Нет-нет, у них никаких межличностных противоречий не возникает. Это же я управляю и тем, кто пишет колонку, и тем, кто ведет программы, и тем, кто играет. Это театр, живущий внутри меня... Вы ведь знаете, наверное, что я порой даже фильмы свои подписываю разными именами. Но у меня нет конфликтов. Я кукловод. Дирижер кукол, исполняющих мной выбранные роли.
А я, когда смотрела ваши последние фильмы, ловила себя на мысли, что Китано- художник в вашей компании все-таки главный.
Нет, вы знаете, это не связано с моими занятиями живописью. Просто я в какой- то момент осознал, что все мои фильмы до "Фейерверка" по сути монохромны. Они все выполнены в таких пастельных, серо-голубых тонах. И это было удивительно для меня, потому что мне всегда хочется цвета. Цвета и света, живых красок. Я вдруг понял, что тоскую по той красоте, тому естественному многообразию красок, которые разлиты вокруг. И, как вы могли заметить, я даже не ставил декораций. Просто ждал. Цвет действительно предмет моих сегодняшних размышлений. Особенно в плане влияния на подсознание. Но все это не имеет отношения к занятиям живописью. Я занимаюсь ей исключительно как любитель.
А я видела в Париже выставку ведущих японских художников, на которой были произведения Такеши Китано.
Т. К. (хитро улыбается). Просто ту выставку устраивали мои друзья. И взяли пару моих работ. Это была просто дружеская тусовка.
Хорошенькая дружеская тусовка! Там во всю стену красовался манифест, разъяснявший, что собранные здесь работы представляют новое течение в современном японском искусстве, которое Харуки Мураками назвал "постяпонизмом"...
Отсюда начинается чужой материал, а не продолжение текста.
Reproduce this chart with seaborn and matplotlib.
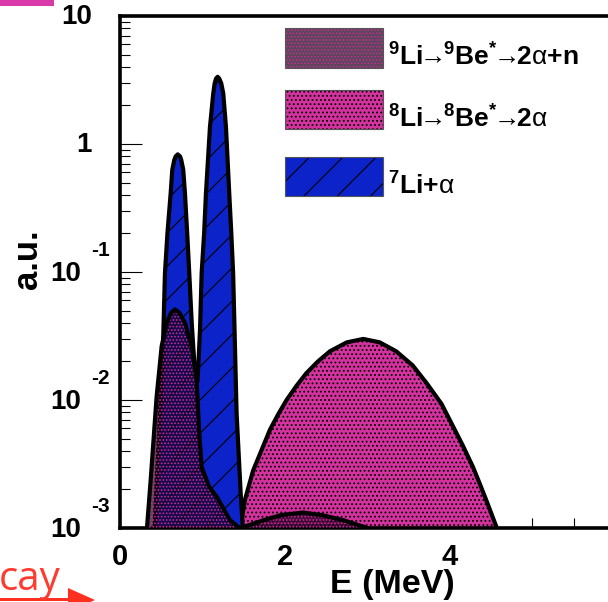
import numpy as np
import pandas as pd
import matplotlib
matplotlib.use("Agg")
import matplotlib.pyplot as plt
import seaborn as sns
from matplotlib.patches import Rectangle, Polygon
import matplotlib.transforms as mtransforms
from matplotlib.ticker import FixedLocator, LogLocator, NullFormatter

# ---------------- data ----------------
li7_E = [0.42, 0.47, 0.52, 0.545, 0.575, 0.614, 0.634, 0.658, 0.675, 0.70, 0.728, 0.743,
         0.767, 0.788, 0.815, 0.84, 0.87, 0.90, 0.94, 0.97, 0.99, 1.02, 1.042, 1.091,
         1.131, 1.148, 1.165, 1.184, 1.203, 1.228, 1.252, 1.285, 1.325, 1.35, 1.372,
         1.395, 1.414, 1.445, 1.467, 1.49]
li7_val = [0.001, 0.005, 0.025, 0.098, 0.20, 0.41, 0.63, 0.75, 0.80, 0.83, 0.80, 0.75,
           0.63, 0.41, 0.20, 0.098, 0.040, 0.020, 0.014, 0.035, 0.098, 0.20, 0.41, 1.36,
           2.49, 2.98, 3.25, 3.35, 3.25, 2.98, 2.49, 1.36, 0.41, 0.20, 0.098,
           0.025, 0.0079, 0.0032, 0.0017, 0.001]

li8_E = [1.46, 1.515, 1.615, 1.82, 1.92, 2.02, 2.14, 2.26, 2.40, 2.545, 2.75, 2.95,
         3.15, 3.35, 3.55, 3.72, 3.90, 4.04, 4.16, 4.28, 4.36, 4.44, 4.57]
li8_val = [0.001, 0.00166, 0.00282, 0.00589, 0.00776, 0.0100, 0.0129, 0.0162, 0.0200,
           0.0240, 0.0282, 0.0300, 0.0282, 0.0240, 0.0186, 0.0135, 0.0093, 0.0062,
           0.00437, 0.0030, 0.00224, 0.00166, 0.001]

li9_E = [0.327, 0.372, 0.444, 0.505, 0.566, 0.62, 0.667, 0.72, 0.788, 0.869, 0.929,
         0.958, 0.99, 1.08, 1.172, 1.333, 1.45, 1.6, 1.74, 1.95, 2.22, 2.45, 2.71,
         2.9, 3.0]
li9_val = [0.001, 0.00237, 0.0106, 0.0263, 0.040, 0.048, 0.051, 0.048, 0.040, 0.0263,
           0.0145, 0.0059, 0.0030, 0.0021, 0.00176, 0.00115, 0.001, 0.00107, 0.00115,
           0.00126, 0.00132, 0.00126, 0.00115, 0.00105, 0.001]

x_major = [0, 2, 4, 6]
x_labels = ["0", "2", "4", "6"]
y_major = [1e-3, 1e-2, 1e-1, 1, 10]
y_base = ["10", "10", "10", "1", "10"]
y_exp = ["-3", "-2", "-1", "", ""]

legend_labels = [
    r"$^{\mathbf{9}}\mathbf{Li}\!\!\rightarrow\!\!{}^{\mathbf{9}}\mathbf{Be}^{\mathbf{*}}\!\!\rightarrow\!\!\mathbf{2}\alpha{\mathbf{+}}\mathbf{n}$",
    r"$^{\mathbf{8}}\mathbf{Li}\!\!\rightarrow\!\!{}^{\mathbf{8}}\mathbf{Be}^{\mathbf{*}}\!\!\rightarrow\!\!\mathbf{2}\alpha$",
    r"$^{\mathbf{7}}\mathbf{Li}{\mathbf{+}}\alpha$",
]

# ---------------- style ----------------
sns.set_theme(style="white")
plt.rcParams["font.family"] = ["Liberation Sans", "DejaVu Sans"]
plt.rcParams["mathtext.fontset"] = "custom"
plt.rcParams["mathtext.rm"] = "Liberation Sans"
plt.rcParams["mathtext.bf"] = "Liberation Sans:bold"
plt.rcParams["mathtext.it"] = "Liberation Sans"
plt.rcParams["hatch.linewidth"] = 0.8

BLUE = "#0b23c9"
PINK = "#d4329f"
DARK = (0.10, 0.0, 0.10, 0.72)
MAG = "#c92a98"

W, H = 608, 602
fig = plt.figure(figsize=(W / 100, H / 100), dpi=100)
ax_left, ax_right, ax_top, ax_bot = 120, 656, 16, 528
ax = fig.add_axes([ax_left / W, 1 - ax_bot / H, (ax_right - ax_left) / W, (ax_bot - ax_top) / H])
ax.set_yscale("log")
ax.set_xlim(0, 6.5)
ax.set_ylim(1e-3, 10)
ax.set_facecolor("white")

df7 = pd.DataFrame({"E": li7_E, "v": li7_val})
df8 = pd.DataFrame({"E": li8_E, "v": li8_val})
df9 = pd.DataFrame({"E": li9_E, "v": li9_val})

# 8Li -> 8Be* -> 2alpha (pink with black dots)
ax.fill(df8["E"], df8["v"], facecolor=PINK, edgecolor="none", zorder=1)
ax.fill(df8["E"], df8["v"], facecolor="none", edgecolor="black", hatch="....", linewidth=0, zorder=1.1)
sns.lineplot(data=df8, x="E", y="v", color="black", linewidth=3.0, estimator=None, sort=False, ax=ax, zorder=1.2)

# 7Li + alpha (blue with diagonal lines)
ax.fill(df7["E"], df7["v"], facecolor=BLUE, edgecolor="none", zorder=2)
ax.fill(df7["E"], df7["v"], facecolor="none", edgecolor="black", hatch="/", linewidth=0, zorder=2.1)
sns.lineplot(data=df7, x="E", y="v", color="black", linewidth=3.0, estimator=None, sort=False, ax=ax, zorder=2.2)

# 9Li -> 9Be* -> 2alpha+n (dark with dense magenta dots)
ax.fill(df9["E"], df9["v"], facecolor=DARK, edgecolor="none", zorder=3)
ax.fill(df9["E"], df9["v"], facecolor="none", edgecolor=MAG, hatch=".....", linewidth=0, zorder=3.1)
sns.lineplot(data=df9, x="E", y="v", color="black", linewidth=3.0, estimator=None, sort=False, ax=ax, zorder=3.2)

# ---------------- axes ----------------
for side in ["left", "bottom", "top"]:
    ax.spines[side].set_visible(True)
    ax.spines[side].set_color("black")
    ax.spines[side].set_linewidth(2.6)
ax.spines["right"].set_visible(False)

ax.xaxis.set_major_locator(FixedLocator(x_major))
ax.xaxis.set_minor_locator(FixedLocator(np.arange(0, 6.6, 0.5)))
ax.set_xticklabels(x_labels)
ax.yaxis.set_major_locator(FixedLocator(y_major))
ax.yaxis.set_minor_locator(LogLocator(base=10, subs=np.arange(2, 10), numticks=20))
ax.yaxis.set_major_formatter(NullFormatter())
ax.yaxis.set_minor_formatter(NullFormatter())
ax.tick_params(axis="x", which="major", direction="in", length=15, width=0.8, color="black",
               bottom=True, top=False, labelsize=21, pad=11, labelcolor="black")
ax.tick_params(axis="x", which="minor", direction="in", length=7.5, width=0.8, color="black",
               bottom=True, top=False)
ax.tick_params(axis="y", which="major", direction="in", length=16, width=0.8, color="black",
               left=True, right=False)
ax.tick_params(axis="y", which="minor", direction="in", length=7.5, width=0.8, color="black",
               left=True, right=False)
for lab in ax.get_xticklabels():
    lab.set_fontweight("bold")
ax.set_xlabel("")
ax.set_ylabel("")

# y tick labels ROOT-style (base + raised exponent)
ytrans = mtransforms.blended_transform_factory(fig.transFigure, ax.transData)
for v, b, e in zip(y_major, y_base, y_exp):
    if e:
        t = ytrans + mtransforms.ScaledTranslation(0, -2 / 100, fig.dpi_scale_trans)
        ax.text(81 / W, v, b, transform=t, ha="right", va="center", fontsize=20,
                fontweight="bold", color="black", clip_on=False)
        t2 = ytrans + mtransforms.ScaledTranslation(0, 16 / 100, fig.dpi_scale_trans)
        ax.text(91 / W, v, e, transform=t2, ha="left", va="baseline", fontsize=15,
                fontweight="bold", color="black", clip_on=False)
    else:
        t = ytrans + mtransforms.ScaledTranslation(0, -1 / 100, fig.dpi_scale_trans)
        ax.text(92 / W, v, b, transform=t, ha="right", va="center", fontsize=20,
                fontweight="bold", color="black", clip_on=False)

# axis titles
fig.text(392 / W, 1 - 584 / H, "E (MeV)", ha="center", va="center", fontsize=24.5,
         fontweight="bold", color="black")
fig.text(28 / W, 1 - 259 / H, "a.u.", ha="center", va="center", rotation=90, fontsize=25,
         fontweight="bold", color="black")

# ---------------- legend ----------------
boxes = [(285, 28, 383, 68), (285, 90, 383, 129), (285, 157, 383, 196)]
baselines = [66, 128, 195]
styles = [
    dict(face=DARK, hatch=".....", hcol=MAG),
    dict(face=PINK, hatch="....", hcol="black"),
    dict(face=BLUE, hatch="/", hcol="black"),
]
for (x0, y0, x1, y1), st, lab, bl in zip(boxes, styles, legend_labels, baselines):
    xy = (x0 / W, 1 - y1 / H)
    w, h = (x1 - x0) / W, (y1 - y0) / H
    fig.add_artist(Rectangle(xy, w, h, transform=fig.transFigure, facecolor="white",
                             edgecolor="none", zorder=5))
    fig.add_artist(Rectangle(xy, w, h, transform=fig.transFigure, facecolor=st["face"],
                             edgecolor="none", zorder=5.1))
    fig.add_artist(Rectangle(xy, w, h, transform=fig.transFigure, facecolor="none",
                             edgecolor=st["hcol"], hatch=st["hatch"], linewidth=0, zorder=5.2))
    fig.add_artist(Rectangle(xy, w, h, transform=fig.transFigure, facecolor="none",
                             edgecolor="#555555", linewidth=0.8, zorder=5.3))
    fig.text(388 / W, 1 - bl / H, lab, ha="left", va="baseline", fontsize=19, color="black",
             zorder=6)

# ---------------- slide fragments around the crop ----------------
fig.add_artist(Rectangle((0, 1 - 6 / H), 54 / W, 6 / H, transform=fig.transFigure,
                         facecolor="#d93aaa", edgecolor="none"))
fig.text(-1 / W, 1 - 590 / H, "cay", ha="left", va="baseline", fontsize=29,
         color="#ff3b2f", family=["Open Sans", "DejaVu Sans"])
fig.add_artist(Rectangle((0, 1 - 601 / H), 70 / W, 3 / H, transform=fig.transFigure,
                         facecolor="#ff3020", edgecolor="none"))
fig.add_artist(Polygon([(68 / W, 1 - 588 / H), (95 / W, 1 - 600 / H), (68 / W, 1 - 612 / H)],
                       closed=True, transform=fig.transFigure, facecolor="#ff3020",
                       edgecolor="none"))

fig.savefig("out.png", dpi=100)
Т. К. (смеется). Как-как это называлось?
Пост-японизм.
И кто это назвал? Мураками?
Да.
Да, я по молодости действительно полагал, что было бы полезно уничтожить какие- то статичные форматы, мешающие развитию нашего искусства, - я воспринимал власть традиции как ненужный этикет. Но потом я, как всякий зрелый человек, осознал, что любое будущее базируется на памяти и что попытка вписать будущее в контекст культуры, не имеющей твоего прошлого, является полным абсурдом.
То есть ваша точка зрения не столь пессимистична, как утверждения постяпонистов о загнивании замкнувшегося в себе японского общества.
Любые радикальные заявления по сути голые короли. Ну должна Япония интегрироваться в мировое сообщество. Ну и интегрируется она туда со временем естественным образом, потому что мир все равно движется к глобализации. Это все очень простые и очевидные вещи, и нечего из них делать помпу. Как и из меня нечего делать помпу. Я самый обычный человек, проживающий свой самый обычный опыт жизни. И я не хочу делать заключения масштабней, чем заключения размером в эту жизнь.